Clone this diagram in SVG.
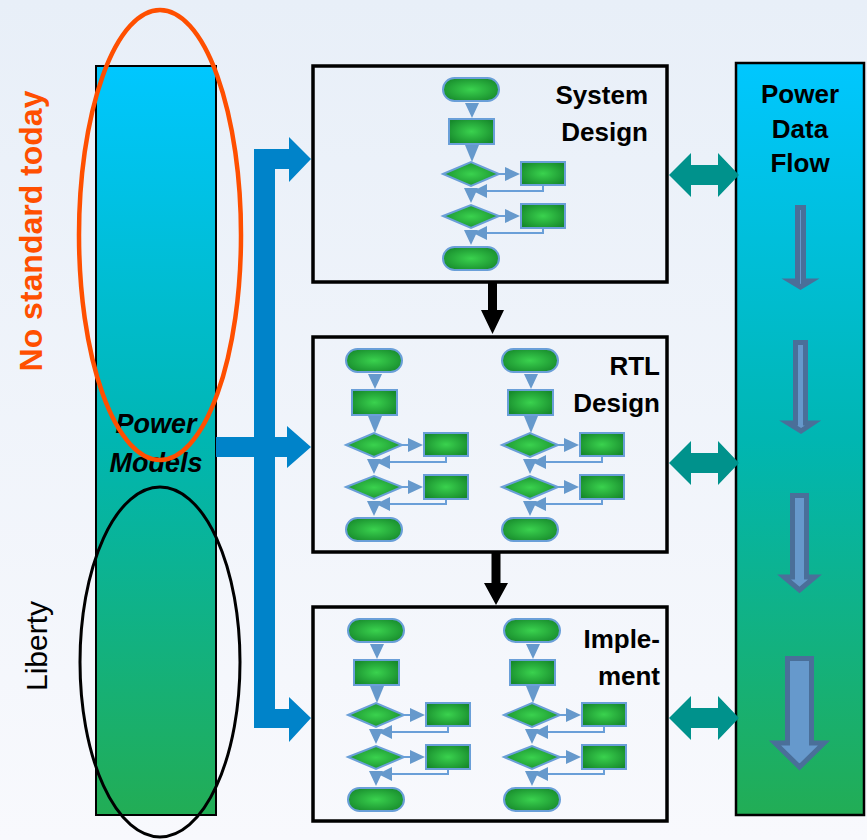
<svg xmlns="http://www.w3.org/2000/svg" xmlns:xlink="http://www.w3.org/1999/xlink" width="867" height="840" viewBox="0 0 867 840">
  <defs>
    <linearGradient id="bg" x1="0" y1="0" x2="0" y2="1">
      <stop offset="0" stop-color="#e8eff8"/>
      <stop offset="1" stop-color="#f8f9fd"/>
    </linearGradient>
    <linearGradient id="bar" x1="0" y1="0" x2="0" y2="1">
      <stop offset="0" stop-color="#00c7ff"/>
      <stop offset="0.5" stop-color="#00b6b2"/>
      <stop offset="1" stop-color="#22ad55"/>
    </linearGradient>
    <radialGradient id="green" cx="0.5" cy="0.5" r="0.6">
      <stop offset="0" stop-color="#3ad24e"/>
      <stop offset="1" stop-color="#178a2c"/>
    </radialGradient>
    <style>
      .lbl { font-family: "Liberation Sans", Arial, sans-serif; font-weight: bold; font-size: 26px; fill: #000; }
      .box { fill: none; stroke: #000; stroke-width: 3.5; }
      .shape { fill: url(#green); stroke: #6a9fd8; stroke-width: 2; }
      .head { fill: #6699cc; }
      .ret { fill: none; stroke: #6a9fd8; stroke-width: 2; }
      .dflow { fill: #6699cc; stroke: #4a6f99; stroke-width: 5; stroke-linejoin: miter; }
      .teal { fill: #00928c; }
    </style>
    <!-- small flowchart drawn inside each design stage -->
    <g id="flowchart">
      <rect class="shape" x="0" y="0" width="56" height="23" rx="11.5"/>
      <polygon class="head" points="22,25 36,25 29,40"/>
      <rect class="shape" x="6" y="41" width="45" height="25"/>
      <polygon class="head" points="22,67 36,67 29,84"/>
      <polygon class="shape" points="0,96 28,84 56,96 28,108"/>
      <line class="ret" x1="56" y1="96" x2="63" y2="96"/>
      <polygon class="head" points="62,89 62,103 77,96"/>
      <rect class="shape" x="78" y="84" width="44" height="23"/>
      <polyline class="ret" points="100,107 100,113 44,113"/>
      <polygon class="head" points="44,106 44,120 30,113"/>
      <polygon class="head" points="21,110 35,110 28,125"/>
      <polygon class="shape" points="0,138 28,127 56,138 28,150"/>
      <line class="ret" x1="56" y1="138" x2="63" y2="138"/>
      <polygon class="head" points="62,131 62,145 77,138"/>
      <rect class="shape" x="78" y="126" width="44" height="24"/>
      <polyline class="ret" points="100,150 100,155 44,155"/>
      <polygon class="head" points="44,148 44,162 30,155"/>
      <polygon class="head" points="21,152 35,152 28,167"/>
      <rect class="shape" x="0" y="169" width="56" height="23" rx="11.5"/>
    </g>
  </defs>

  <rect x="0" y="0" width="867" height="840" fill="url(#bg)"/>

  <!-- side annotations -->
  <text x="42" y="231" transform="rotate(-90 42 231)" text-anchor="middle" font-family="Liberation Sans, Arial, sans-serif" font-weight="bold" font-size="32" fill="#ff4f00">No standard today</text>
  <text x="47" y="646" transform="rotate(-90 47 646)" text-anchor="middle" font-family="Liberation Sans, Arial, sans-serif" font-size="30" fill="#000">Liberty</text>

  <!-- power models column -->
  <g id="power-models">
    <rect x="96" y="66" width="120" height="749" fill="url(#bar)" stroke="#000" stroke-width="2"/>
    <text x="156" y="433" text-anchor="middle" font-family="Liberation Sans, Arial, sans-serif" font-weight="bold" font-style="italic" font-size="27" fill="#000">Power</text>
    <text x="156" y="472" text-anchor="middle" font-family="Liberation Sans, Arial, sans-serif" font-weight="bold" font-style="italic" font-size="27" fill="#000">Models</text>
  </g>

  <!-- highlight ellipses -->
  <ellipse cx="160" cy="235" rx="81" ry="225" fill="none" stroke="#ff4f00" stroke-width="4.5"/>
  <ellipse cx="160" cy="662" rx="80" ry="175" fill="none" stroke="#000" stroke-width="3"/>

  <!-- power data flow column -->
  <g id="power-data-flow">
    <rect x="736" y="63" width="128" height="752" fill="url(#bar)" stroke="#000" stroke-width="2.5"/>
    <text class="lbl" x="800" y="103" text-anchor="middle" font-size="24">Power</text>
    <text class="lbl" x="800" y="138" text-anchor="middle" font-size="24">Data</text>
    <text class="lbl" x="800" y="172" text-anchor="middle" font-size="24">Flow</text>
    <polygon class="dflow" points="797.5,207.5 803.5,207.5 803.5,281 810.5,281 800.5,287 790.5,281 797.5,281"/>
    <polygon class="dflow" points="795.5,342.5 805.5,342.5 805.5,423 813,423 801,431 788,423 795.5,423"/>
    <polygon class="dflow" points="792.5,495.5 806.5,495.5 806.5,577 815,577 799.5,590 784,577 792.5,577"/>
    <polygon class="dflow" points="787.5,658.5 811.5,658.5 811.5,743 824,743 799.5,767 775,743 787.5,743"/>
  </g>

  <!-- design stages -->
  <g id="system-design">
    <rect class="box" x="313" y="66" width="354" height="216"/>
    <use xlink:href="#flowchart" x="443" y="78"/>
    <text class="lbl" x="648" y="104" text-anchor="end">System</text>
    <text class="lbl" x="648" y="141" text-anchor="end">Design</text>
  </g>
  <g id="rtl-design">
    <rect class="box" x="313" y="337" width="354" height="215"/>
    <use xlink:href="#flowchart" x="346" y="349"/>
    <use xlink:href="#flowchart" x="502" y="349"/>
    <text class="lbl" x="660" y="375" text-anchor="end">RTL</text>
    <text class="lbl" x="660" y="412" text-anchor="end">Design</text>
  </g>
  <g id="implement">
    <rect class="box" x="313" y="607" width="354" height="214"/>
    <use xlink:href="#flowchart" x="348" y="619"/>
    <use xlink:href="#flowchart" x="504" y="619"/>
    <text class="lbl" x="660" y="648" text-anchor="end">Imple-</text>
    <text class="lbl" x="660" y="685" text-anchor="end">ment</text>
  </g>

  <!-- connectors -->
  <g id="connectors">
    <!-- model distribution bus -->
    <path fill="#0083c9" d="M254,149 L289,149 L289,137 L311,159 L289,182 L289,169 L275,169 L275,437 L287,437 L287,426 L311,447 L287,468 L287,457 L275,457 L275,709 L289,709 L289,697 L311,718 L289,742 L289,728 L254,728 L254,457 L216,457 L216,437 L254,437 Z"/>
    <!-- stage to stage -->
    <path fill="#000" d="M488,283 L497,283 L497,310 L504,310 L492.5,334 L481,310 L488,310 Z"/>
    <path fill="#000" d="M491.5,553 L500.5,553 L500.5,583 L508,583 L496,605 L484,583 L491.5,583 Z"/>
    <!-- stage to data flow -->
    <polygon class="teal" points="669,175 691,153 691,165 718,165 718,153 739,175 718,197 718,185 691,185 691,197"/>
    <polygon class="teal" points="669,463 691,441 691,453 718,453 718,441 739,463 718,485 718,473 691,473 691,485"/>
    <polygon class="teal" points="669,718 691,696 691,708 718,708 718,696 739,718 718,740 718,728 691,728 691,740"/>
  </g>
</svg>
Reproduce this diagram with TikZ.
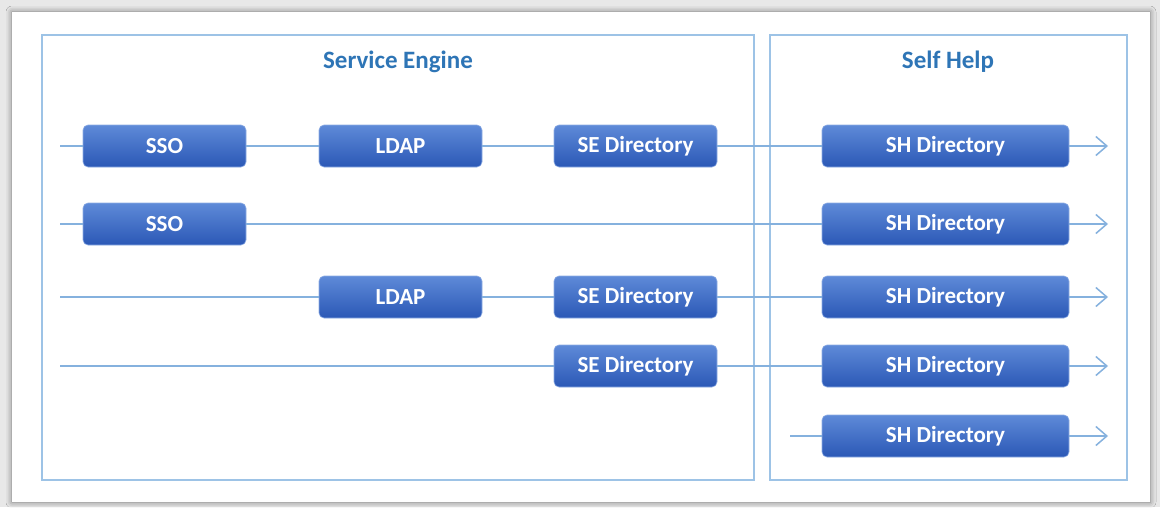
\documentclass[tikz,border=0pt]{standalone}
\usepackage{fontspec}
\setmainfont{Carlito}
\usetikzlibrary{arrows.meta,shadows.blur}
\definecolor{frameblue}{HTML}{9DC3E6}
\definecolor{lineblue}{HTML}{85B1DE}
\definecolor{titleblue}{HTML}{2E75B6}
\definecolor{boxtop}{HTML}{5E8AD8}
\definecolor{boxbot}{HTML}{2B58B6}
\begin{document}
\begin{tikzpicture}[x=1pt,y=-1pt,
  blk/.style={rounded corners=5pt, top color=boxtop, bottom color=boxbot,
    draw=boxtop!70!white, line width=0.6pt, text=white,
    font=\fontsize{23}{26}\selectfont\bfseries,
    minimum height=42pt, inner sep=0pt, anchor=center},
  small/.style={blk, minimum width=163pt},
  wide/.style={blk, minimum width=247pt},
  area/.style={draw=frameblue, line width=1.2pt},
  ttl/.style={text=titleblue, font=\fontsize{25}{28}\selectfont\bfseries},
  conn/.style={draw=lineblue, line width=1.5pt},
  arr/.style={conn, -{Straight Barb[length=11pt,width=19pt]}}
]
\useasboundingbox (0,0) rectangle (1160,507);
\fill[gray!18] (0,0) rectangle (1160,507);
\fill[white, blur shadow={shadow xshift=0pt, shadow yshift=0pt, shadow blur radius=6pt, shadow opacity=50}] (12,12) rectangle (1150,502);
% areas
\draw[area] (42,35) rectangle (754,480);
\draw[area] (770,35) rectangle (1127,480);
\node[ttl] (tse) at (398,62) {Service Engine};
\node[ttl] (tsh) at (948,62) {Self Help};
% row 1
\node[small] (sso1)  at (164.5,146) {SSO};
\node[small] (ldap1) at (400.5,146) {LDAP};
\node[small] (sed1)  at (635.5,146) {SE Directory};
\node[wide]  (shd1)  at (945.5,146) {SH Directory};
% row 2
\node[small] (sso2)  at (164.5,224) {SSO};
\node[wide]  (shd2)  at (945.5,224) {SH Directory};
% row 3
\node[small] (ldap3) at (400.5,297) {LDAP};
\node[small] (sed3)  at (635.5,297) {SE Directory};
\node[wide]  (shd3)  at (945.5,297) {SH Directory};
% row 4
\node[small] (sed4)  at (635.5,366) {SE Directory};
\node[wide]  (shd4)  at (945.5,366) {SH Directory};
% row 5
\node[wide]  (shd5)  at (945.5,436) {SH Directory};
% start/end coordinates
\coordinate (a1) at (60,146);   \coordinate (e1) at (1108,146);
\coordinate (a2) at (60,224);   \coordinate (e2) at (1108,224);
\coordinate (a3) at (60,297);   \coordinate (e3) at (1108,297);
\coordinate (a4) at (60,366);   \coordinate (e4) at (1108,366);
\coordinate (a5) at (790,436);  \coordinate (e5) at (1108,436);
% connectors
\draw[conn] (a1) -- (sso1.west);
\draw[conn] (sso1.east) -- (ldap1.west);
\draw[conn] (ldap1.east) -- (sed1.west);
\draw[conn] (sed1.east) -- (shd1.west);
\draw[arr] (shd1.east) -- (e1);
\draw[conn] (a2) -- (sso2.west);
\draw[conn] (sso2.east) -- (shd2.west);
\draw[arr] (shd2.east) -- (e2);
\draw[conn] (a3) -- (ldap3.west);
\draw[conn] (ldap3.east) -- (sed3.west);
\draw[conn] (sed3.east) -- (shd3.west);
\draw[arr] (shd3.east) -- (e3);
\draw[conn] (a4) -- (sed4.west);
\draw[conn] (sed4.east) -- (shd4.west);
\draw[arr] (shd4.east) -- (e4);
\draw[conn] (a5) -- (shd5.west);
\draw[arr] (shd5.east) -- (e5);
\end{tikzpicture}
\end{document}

_ _ _ _ _ _ _

Given request. List every line above that holds the word "diagram".

Result for this exercise.
Clone this diagram in SVG.
Reproduce this diagram with TikZ.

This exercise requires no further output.